What needs to be done:
Take the listing from its first line through the line that contains "Chart.register(...registerables);" and please retype those lines exactly, leaving out the pictures.

Data block:
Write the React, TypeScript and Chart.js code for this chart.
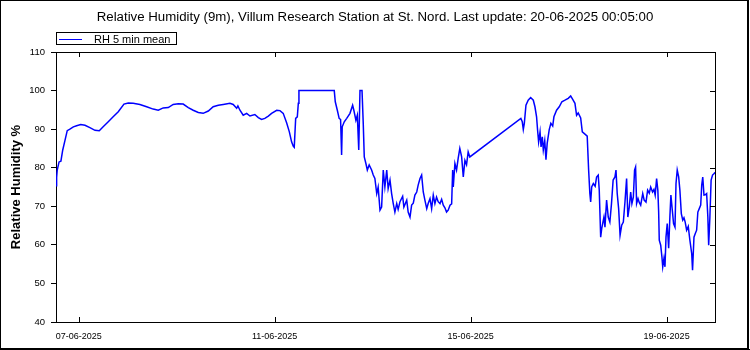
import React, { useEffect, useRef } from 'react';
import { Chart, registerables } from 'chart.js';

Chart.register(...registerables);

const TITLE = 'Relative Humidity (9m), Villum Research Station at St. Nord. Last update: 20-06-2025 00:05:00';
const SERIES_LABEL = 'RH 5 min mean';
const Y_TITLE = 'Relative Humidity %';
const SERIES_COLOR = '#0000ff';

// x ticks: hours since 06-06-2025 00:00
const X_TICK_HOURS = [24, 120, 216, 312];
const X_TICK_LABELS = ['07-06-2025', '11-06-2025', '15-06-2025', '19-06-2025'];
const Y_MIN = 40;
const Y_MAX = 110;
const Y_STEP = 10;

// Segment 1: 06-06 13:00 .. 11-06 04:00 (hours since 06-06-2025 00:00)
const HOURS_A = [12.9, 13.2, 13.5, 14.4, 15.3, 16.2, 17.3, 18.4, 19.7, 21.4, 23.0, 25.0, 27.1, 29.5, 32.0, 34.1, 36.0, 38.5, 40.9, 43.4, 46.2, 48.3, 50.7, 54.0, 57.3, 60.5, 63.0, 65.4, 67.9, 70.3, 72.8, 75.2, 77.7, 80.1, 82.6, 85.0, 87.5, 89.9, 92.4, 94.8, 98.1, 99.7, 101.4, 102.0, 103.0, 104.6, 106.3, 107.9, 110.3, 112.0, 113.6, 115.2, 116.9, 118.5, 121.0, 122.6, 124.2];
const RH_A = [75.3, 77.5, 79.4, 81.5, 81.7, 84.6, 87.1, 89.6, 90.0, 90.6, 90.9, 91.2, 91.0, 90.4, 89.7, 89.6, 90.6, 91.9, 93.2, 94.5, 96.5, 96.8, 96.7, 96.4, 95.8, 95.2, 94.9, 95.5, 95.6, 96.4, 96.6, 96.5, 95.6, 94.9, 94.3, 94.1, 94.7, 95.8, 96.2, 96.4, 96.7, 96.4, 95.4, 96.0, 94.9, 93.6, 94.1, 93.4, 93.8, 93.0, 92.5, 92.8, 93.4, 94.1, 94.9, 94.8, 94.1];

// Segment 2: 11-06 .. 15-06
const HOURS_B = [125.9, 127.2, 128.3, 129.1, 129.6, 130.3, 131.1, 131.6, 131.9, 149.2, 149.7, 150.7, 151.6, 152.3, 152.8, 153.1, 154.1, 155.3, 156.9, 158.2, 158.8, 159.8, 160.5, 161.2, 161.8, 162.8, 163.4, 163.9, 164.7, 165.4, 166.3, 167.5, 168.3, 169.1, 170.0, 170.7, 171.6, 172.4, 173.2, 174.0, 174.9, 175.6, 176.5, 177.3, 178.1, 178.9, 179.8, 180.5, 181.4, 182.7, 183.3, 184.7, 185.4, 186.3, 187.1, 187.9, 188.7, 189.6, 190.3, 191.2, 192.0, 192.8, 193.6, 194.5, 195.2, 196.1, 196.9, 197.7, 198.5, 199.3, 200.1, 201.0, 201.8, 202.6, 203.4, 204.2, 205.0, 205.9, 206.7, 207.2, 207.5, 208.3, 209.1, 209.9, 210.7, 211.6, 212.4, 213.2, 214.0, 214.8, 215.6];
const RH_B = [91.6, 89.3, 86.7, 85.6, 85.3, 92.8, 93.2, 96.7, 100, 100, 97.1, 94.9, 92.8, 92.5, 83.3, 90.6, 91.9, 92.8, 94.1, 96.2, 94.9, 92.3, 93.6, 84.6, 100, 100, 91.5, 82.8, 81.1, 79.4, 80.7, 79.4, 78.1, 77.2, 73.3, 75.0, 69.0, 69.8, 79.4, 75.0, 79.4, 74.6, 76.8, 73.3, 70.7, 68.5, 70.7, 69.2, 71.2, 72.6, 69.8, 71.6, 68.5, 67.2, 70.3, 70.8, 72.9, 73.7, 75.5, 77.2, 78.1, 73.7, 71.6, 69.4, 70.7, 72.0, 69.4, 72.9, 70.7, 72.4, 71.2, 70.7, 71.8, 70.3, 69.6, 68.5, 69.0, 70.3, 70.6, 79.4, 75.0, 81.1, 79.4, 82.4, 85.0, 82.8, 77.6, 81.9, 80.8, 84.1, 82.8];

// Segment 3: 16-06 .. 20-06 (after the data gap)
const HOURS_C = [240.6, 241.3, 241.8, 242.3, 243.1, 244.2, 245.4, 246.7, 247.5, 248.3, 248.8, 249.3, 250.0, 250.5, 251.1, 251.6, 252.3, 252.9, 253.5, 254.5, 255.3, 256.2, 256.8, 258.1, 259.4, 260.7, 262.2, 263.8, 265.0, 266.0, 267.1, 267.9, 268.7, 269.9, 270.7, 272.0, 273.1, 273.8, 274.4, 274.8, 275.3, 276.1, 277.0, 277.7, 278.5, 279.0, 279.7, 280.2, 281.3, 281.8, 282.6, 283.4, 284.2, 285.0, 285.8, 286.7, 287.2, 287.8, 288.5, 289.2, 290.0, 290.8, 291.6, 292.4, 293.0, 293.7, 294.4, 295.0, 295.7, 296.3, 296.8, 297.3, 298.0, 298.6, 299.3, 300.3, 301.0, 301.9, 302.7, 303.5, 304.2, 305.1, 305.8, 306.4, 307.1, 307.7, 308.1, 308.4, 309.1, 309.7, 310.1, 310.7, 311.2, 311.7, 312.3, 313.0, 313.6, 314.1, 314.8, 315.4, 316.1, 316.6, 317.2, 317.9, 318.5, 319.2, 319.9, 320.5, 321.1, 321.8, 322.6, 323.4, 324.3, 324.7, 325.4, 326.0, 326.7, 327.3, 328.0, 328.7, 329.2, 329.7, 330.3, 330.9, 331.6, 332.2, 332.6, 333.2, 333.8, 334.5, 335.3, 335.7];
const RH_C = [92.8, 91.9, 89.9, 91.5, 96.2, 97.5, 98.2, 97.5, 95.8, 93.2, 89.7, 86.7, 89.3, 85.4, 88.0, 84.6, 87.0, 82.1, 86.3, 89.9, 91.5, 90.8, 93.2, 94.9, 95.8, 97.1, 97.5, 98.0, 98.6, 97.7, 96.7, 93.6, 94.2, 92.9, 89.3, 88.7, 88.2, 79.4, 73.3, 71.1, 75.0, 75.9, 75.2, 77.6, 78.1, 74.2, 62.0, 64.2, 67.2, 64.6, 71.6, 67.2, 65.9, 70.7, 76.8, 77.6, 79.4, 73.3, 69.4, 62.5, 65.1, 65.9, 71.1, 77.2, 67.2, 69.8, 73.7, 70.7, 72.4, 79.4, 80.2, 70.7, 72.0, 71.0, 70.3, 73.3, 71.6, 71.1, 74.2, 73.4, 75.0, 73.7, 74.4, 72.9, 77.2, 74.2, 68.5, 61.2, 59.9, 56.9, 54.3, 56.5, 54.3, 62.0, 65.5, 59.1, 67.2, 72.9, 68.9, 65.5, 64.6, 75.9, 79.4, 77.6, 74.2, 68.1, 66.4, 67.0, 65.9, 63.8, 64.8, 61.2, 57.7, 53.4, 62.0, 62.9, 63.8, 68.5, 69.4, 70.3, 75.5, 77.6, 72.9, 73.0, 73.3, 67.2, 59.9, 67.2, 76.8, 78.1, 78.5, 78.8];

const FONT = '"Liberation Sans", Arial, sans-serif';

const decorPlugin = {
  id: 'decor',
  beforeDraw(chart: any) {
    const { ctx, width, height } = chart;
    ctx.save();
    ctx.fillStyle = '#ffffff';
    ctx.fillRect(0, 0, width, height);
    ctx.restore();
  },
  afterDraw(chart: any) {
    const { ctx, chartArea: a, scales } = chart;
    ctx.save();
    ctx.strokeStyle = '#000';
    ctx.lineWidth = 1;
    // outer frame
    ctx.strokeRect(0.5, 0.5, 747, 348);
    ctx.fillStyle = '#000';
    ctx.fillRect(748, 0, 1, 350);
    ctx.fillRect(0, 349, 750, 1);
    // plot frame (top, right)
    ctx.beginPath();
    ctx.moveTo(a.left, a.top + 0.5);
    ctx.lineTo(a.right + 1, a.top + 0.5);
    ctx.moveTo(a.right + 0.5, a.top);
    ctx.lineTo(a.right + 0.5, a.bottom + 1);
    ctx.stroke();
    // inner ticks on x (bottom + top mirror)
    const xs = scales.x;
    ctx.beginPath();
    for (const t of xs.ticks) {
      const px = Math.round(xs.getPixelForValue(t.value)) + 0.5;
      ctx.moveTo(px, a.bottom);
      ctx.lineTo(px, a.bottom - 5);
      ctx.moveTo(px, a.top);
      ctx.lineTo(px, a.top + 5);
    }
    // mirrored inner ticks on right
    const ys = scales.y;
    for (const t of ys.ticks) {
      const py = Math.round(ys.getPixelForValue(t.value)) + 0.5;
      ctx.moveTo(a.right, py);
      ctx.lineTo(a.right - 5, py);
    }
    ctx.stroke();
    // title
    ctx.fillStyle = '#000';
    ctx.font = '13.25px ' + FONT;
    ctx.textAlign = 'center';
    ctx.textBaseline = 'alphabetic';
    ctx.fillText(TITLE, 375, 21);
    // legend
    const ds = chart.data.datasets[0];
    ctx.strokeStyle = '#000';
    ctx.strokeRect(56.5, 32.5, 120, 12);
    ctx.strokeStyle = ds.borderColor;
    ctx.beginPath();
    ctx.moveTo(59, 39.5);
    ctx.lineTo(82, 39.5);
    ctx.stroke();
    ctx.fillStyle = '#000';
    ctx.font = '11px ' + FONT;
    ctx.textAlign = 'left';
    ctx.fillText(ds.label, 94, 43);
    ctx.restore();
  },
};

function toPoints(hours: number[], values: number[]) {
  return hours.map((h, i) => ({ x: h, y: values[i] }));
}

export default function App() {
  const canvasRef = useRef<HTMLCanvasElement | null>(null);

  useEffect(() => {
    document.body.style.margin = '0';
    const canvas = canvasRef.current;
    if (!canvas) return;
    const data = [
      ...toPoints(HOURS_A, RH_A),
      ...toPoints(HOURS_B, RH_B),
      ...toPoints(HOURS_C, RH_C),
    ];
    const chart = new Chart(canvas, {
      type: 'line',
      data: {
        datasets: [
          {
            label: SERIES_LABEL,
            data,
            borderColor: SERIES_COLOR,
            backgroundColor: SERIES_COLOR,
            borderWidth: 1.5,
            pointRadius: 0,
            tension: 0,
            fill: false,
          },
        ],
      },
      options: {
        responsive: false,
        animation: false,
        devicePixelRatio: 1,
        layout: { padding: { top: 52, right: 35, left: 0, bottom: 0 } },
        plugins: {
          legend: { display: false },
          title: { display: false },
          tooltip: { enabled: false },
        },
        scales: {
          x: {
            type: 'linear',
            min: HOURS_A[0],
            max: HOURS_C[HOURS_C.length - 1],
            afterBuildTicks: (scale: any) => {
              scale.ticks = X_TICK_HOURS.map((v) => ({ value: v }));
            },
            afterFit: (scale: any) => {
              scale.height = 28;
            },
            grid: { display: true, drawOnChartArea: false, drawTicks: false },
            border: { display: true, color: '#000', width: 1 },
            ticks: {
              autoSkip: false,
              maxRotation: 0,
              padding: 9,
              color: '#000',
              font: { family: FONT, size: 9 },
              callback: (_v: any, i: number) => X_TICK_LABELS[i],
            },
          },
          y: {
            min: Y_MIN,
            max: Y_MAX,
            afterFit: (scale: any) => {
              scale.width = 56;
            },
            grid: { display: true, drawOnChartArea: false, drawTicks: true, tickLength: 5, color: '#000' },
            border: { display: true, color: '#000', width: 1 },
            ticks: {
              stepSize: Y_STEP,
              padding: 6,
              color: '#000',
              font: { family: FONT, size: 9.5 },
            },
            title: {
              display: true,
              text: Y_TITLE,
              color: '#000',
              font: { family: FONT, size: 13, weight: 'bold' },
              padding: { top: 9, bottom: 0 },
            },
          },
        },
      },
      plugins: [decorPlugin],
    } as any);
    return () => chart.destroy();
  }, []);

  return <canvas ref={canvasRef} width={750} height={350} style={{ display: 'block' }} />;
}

Output for this exercise:
Write the React, TypeScript and Chart.js code for this chart.
import React, { useEffect, useRef } from 'react';
import { Chart, registerables } from 'chart.js';

Chart.register(...registerables);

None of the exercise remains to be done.